The price to earnings ratio comes with a few important limitations that are important to be aware of. Investors may often be led to believe that there is a magic metric that will provide complete insight into an investment decision. Sadly, this is virtually never the case.

**P/E Limitations**

**Zero or Negative Earnings**– New companies that aren’t yet profitable, and have no earnings, or negative earnings per share, pose a challenge when it comes to calculating their P/E. Opinions vary on how to deal with this. Some say there is a negative P/E. Others assign a P/E of 0. Most just say the P/E doesn’t exist, not available—N/A. Until there is an EPS number to put into the denominator, P/E is not interpretable.**Apples-to-Apples Comparison**– One primary limitation of using P/E ratios emerges when comparing P/E ratios of different companies. Valuations and growth rates of companies may often vary wildly between sectors. This can be due both to the differing ways companies earn money and to the differing timelines during which companies earn that money.**Same Industry or Sector**– One should only use P/E as a comparative tool when considering companies in the same sector. This kind of comparison is the only kind that will yield productive insight. Comparing the P/E ratios of a software developer and an energy company, for example, may lead one to believe that one is clearly the superior investment, but this is not a reliable assumption.**Limited for Valuation**– Finding the true value of a stock cannot just be calculated using current year earnings. The value depends on all expected future cash flows and earnings of a company. Price Earnings Ratio is used as a good starting point, but it means little just by itself. An investor must dig deeper into the company’s financial statements and use other valuation and financial analysis methods to get a better picture of a company’s value and performance.

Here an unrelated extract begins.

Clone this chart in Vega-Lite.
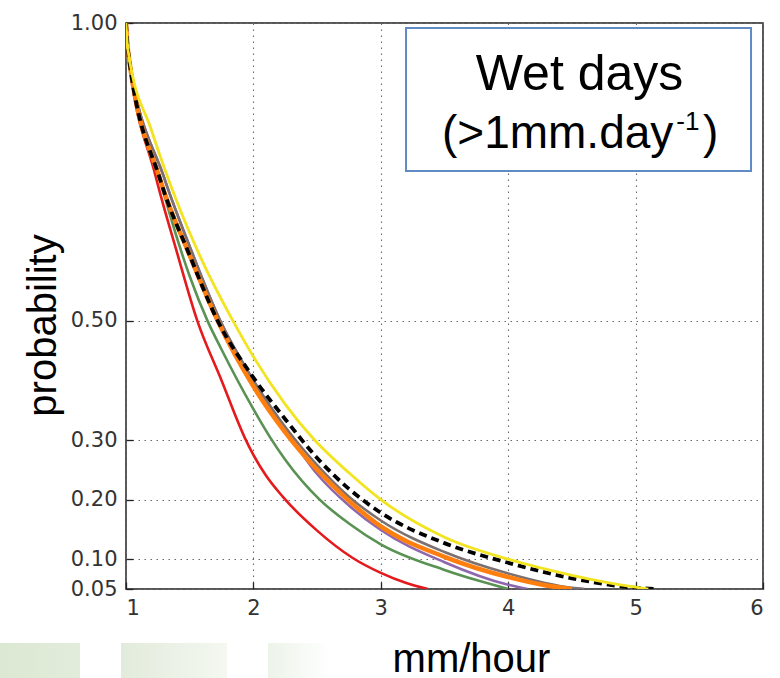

**Pros & Cons of the Price to Earnings Ratio**

There are many pros and cons of the P/E ratio:

**P/E Pros:**

**Handy to Calculate –**Readily available for most stocks**Quick Estimate**– Helps investors quickly estimate the value of a stock**Comparison Tool**– Helps investors compare a stock among other stocks, industries, indices, etc.

**P/E Cons:**

**Superficial**– Doesn’t provide a thorough or complete analysis of a company’s stock**Accuracy**– The ratio can be manipulated with varied accounting practices**Historical Limits**– Not updated in real-time. It’s based on earnings figures from the past**Debt and Cash**– Doesn’t take into account a company’s debt (or cash)

**Price to Earnings Ratio – Bottom Line**

It’s a good idea for investors to understand the P/E ratio and how to use it to evaluate share prices. But it’s only one of many available metrics. It shouldn’t be used alone, and it shouldn’t be used to compare companies that are in different businesses.

An individual company’s P/E ratio is much more meaningful when taken alongside P/E ratios of other companies within the same sector. An energy company may have a high P/E ratio, but this may reflect a trend within the sector rather than one merely within the individual company. An individual company’s high P/E ratio, for example, would be less cause for concern when the entire sector has high P/E ratios.

Also, a company’s debt can affect both the prices of shares and the company’s earnings. Leverage can skew P/E ratios as well. For example, suppose there are two similar companies that differ in the amount of debt they take on. The one with more debt will likely have a lower P/E value than the one with less debt. However, if business is good, the one with more debt stands to see higher earnings because of the risks it has taken.